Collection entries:
__________________________________________________

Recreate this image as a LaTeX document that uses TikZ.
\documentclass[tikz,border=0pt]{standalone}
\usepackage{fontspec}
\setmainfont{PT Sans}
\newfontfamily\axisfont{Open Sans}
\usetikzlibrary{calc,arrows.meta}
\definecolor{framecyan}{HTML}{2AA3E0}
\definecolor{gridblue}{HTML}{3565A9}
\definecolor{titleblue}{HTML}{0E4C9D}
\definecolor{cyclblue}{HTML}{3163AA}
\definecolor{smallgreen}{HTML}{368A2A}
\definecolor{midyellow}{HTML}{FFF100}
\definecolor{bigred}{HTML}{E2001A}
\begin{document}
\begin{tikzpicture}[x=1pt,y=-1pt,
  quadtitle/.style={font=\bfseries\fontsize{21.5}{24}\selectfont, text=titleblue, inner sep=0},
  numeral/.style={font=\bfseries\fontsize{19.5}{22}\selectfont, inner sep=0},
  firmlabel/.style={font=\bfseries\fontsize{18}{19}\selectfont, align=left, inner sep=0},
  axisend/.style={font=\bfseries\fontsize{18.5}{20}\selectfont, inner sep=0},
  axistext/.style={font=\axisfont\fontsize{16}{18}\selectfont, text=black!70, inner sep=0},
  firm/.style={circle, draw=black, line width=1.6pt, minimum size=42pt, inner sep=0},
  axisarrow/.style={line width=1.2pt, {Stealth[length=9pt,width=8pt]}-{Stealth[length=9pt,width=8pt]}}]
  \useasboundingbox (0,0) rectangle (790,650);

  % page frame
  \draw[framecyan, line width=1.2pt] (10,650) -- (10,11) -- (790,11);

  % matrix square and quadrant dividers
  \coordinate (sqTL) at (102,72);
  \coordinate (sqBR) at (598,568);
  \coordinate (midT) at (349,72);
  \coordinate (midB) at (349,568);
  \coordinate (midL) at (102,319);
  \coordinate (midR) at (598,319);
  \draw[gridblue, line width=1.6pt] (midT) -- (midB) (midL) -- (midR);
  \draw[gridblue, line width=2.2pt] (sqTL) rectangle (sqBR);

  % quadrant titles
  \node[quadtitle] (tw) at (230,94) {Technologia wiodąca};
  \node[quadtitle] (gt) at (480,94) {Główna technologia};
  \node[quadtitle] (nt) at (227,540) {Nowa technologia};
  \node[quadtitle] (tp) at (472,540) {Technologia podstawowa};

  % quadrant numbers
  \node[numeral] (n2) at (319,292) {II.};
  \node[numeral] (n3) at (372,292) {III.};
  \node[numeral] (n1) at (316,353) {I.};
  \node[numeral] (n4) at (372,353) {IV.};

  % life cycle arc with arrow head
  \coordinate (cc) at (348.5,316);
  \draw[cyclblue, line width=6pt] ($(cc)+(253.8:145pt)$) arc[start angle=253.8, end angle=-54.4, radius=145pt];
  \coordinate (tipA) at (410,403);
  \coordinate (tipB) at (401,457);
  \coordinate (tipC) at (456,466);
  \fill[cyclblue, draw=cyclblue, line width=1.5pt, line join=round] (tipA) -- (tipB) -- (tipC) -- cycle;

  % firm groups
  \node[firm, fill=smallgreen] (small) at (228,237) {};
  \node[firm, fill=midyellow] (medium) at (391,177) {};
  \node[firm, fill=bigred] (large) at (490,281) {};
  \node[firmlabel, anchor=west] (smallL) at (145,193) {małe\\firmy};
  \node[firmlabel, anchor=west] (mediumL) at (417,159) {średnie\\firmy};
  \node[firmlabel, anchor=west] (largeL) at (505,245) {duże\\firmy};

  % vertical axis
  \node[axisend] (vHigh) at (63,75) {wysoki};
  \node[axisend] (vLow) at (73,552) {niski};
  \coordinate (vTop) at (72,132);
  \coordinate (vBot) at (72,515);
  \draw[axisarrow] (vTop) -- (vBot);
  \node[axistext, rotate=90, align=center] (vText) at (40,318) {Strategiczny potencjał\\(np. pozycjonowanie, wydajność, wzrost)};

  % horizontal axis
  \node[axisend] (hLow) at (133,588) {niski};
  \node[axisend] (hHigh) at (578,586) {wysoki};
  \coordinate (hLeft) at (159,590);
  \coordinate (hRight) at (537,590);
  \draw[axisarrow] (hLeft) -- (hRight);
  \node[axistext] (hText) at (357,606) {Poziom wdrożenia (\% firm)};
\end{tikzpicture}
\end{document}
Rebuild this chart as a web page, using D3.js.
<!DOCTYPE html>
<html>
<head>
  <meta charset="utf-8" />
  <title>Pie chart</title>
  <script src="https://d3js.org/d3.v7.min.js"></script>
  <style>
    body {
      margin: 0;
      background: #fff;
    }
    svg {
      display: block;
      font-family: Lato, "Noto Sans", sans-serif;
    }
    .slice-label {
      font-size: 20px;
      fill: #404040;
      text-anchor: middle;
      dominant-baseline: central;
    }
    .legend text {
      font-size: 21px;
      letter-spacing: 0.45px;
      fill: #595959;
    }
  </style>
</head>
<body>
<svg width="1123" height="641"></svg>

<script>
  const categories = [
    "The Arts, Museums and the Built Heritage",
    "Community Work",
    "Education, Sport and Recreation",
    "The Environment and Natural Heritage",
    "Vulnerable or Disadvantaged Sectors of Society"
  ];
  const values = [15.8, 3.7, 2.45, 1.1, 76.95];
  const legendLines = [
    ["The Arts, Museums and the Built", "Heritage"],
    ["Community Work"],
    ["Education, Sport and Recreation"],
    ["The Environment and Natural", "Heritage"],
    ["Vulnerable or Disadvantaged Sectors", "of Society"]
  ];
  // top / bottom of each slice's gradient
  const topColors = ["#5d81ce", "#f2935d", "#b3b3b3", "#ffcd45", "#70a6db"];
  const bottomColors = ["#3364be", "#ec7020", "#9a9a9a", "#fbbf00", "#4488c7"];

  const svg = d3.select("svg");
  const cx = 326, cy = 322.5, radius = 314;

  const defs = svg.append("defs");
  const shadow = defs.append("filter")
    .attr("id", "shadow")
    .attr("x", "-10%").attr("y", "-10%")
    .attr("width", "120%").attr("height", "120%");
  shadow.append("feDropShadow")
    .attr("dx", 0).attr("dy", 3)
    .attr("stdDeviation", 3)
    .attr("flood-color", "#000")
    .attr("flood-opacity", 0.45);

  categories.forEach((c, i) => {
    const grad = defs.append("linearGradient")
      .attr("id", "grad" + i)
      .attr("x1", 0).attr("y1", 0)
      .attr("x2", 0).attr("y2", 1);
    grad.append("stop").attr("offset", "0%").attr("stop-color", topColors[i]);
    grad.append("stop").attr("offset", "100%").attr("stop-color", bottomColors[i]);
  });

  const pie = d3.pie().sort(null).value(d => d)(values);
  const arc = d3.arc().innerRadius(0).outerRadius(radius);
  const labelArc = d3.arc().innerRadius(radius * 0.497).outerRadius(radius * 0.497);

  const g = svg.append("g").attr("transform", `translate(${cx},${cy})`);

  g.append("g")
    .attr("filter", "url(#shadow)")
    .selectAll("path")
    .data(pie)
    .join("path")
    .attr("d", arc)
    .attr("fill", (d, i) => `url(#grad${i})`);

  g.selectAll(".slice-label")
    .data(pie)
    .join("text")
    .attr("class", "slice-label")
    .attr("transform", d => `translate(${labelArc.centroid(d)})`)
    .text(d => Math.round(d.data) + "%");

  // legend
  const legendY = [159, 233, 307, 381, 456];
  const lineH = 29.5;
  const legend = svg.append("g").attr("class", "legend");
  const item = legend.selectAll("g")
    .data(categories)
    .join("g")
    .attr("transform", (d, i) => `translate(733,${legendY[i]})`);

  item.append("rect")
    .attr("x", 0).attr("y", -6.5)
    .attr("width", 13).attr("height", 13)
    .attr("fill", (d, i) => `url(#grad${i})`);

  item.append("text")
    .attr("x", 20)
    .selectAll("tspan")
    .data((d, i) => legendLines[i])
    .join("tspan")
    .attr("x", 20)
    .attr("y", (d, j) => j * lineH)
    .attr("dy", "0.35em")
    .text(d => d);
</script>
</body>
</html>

__________________________________________________

Requirement: Up to and including the line with "(n4) at (372,353)", print every line of the records from the start.

Solved exercise:
Recreate this image as a LaTeX document that uses TikZ.
\documentclass[tikz,border=0pt]{standalone}
\usepackage{fontspec}
\setmainfont{PT Sans}
\newfontfamily\axisfont{Open Sans}
\usetikzlibrary{calc,arrows.meta}
\definecolor{framecyan}{HTML}{2AA3E0}
\definecolor{gridblue}{HTML}{3565A9}
\definecolor{titleblue}{HTML}{0E4C9D}
\definecolor{cyclblue}{HTML}{3163AA}
\definecolor{smallgreen}{HTML}{368A2A}
\definecolor{midyellow}{HTML}{FFF100}
\definecolor{bigred}{HTML}{E2001A}
\begin{document}
\begin{tikzpicture}[x=1pt,y=-1pt,
  quadtitle/.style={font=\bfseries\fontsize{21.5}{24}\selectfont, text=titleblue, inner sep=0},
  numeral/.style={font=\bfseries\fontsize{19.5}{22}\selectfont, inner sep=0},
  firmlabel/.style={font=\bfseries\fontsize{18}{19}\selectfont, align=left, inner sep=0},
  axisend/.style={font=\bfseries\fontsize{18.5}{20}\selectfont, inner sep=0},
  axistext/.style={font=\axisfont\fontsize{16}{18}\selectfont, text=black!70, inner sep=0},
  firm/.style={circle, draw=black, line width=1.6pt, minimum size=42pt, inner sep=0},
  axisarrow/.style={line width=1.2pt, {Stealth[length=9pt,width=8pt]}-{Stealth[length=9pt,width=8pt]}}]
  \useasboundingbox (0,0) rectangle (790,650);

  % page frame
  \draw[framecyan, line width=1.2pt] (10,650) -- (10,11) -- (790,11);

  % matrix square and quadrant dividers
  \coordinate (sqTL) at (102,72);
  \coordinate (sqBR) at (598,568);
  \coordinate (midT) at (349,72);
  \coordinate (midB) at (349,568);
  \coordinate (midL) at (102,319);
  \coordinate (midR) at (598,319);
  \draw[gridblue, line width=1.6pt] (midT) -- (midB) (midL) -- (midR);
  \draw[gridblue, line width=2.2pt] (sqTL) rectangle (sqBR);

  % quadrant titles
  \node[quadtitle] (tw) at (230,94) {Technologia wiodąca};
  \node[quadtitle] (gt) at (480,94) {Główna technologia};
  \node[quadtitle] (nt) at (227,540) {Nowa technologia};
  \node[quadtitle] (tp) at (472,540) {Technologia podstawowa};

  % quadrant numbers
  \node[numeral] (n2) at (319,292) {II.};
  \node[numeral] (n3) at (372,292) {III.};
  \node[numeral] (n1) at (316,353) {I.};
  \node[numeral] (n4) at (372,353) {IV.};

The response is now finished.